The trading system’s parent, broker-dealer North Capital Private Securities, completed FINRA’s continuing membership application in February and filed its Form ATS with the SEC in March, said North Capital CEO Jim Dowd.

Those green lights were all his Salt Lake City firm needed, but it sat on the news until this past Thursday. Now, the company plans to launch with digital asset trading capabilities hardwired into its ATS.

Dowd said that’s a notable difference from many other approved exempted digital asset securities-capable ATSs, which he said were retooled to handle digital securities only after they were already built. 

“We basically went the other way and said, ‘OK we're going to do something de novo,’” Dowd said.

PPEX will enter the capital markets with a wide but specialized net. By Dowd’s telling, PPEX supports secondary trades for all manner of exempt securities, including digital assets native to a blockchain. These private equity products aren’t subject to the same disclosure and registration requirements as their publicly-traded products who have to register with the SEC.

Exemption appeals to issuers who “don't want to go through the brain damage and the cost of doing a registered offering,” said Dowd, but it comes with a caveat, too: Private capital markets are generally more illiquid than public ones, and their lack of transparency makes it difficult for potential investors to know what they’re getting into. PPEX will attempt to address both, Dowd said.

“We’re going to offer a solution that's kind of in between a fully private illiquid non created asset and a kind of a traditional public offering,” Dowd said. His plan will institute due diligence procedures, disclosure requirements and other processes comparable to the public listing process.

Dowd said PPEX also addresses the technological deficiencies rampant in private capital markets, where the systems that securities trade on – if they trade on systems at all – are often far behind the times. That’s especially evident in the age of COVID-19, he said.

“I believe now more than ever that pushing paper and having meetings and signing things in person and doing all these things that we do with private securities could definitely be improved with blockchain,” Dowd said. 

North Capital’s crypto ventures began shortly after the July 2017 DAO report release. It was still the “go-go” blockchain days, as Dowd said of the time more often referred to as the ICO boom, but in spite of what he called the “mania of the period” in a 2019 letter to the SEC, Dowd saw an opening. 

“The explosive growth of the market nevertheless showed that investors want to trade private securities,” Dowd wrote to the SEC. It “offers a means by which responsible, regulated broker-dealers and ATS can develop market protocols and systems for trading private securities on secondary markets.”

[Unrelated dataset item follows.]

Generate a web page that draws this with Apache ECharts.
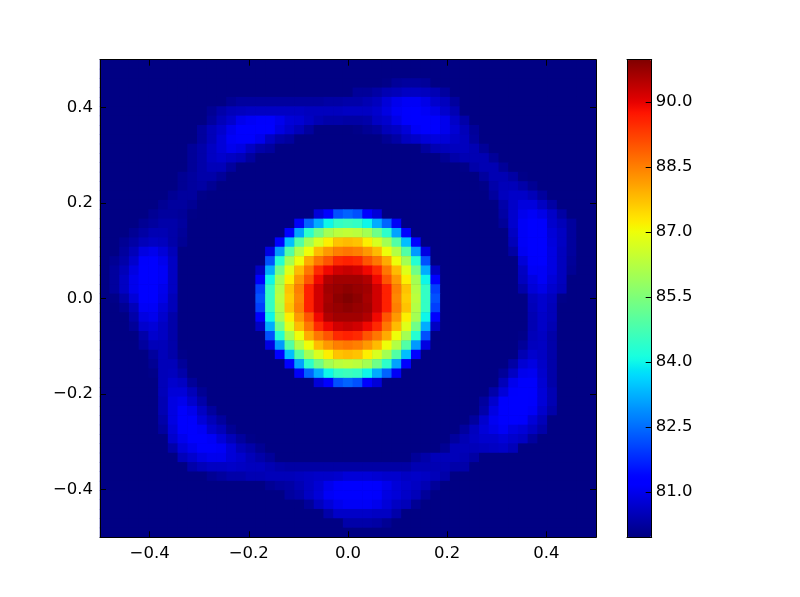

North Capital previously released the precursor issuance tool in TransactAPI, which lets broker-dealers conduct online offerings of private digital assets and other exempted securities that PPEX, which is a secondary trading system, can now facilitate trades of. Dowd said TransactAPI has been involved in 1,000 deals worth a total $1.9 billion.

Though digital assets are only part of TransactAPI and PPEX’s wider private securities trading capabilities, they do represent perhaps the most transformative point, from a technological aspect at least, Dowd said.

“The digital asset technology of blockchain technology really could offer a way to automate and to make more efficient some of the inefficiencies in private markets, and that's what got us excited about technology three years ago,” he said.

CORRECTION (4/30 18:30 UTC): A previous version of this article incorrectly stated that the SEC had approved North Capital's Form ATS. The SEC does not approve Form ATSs.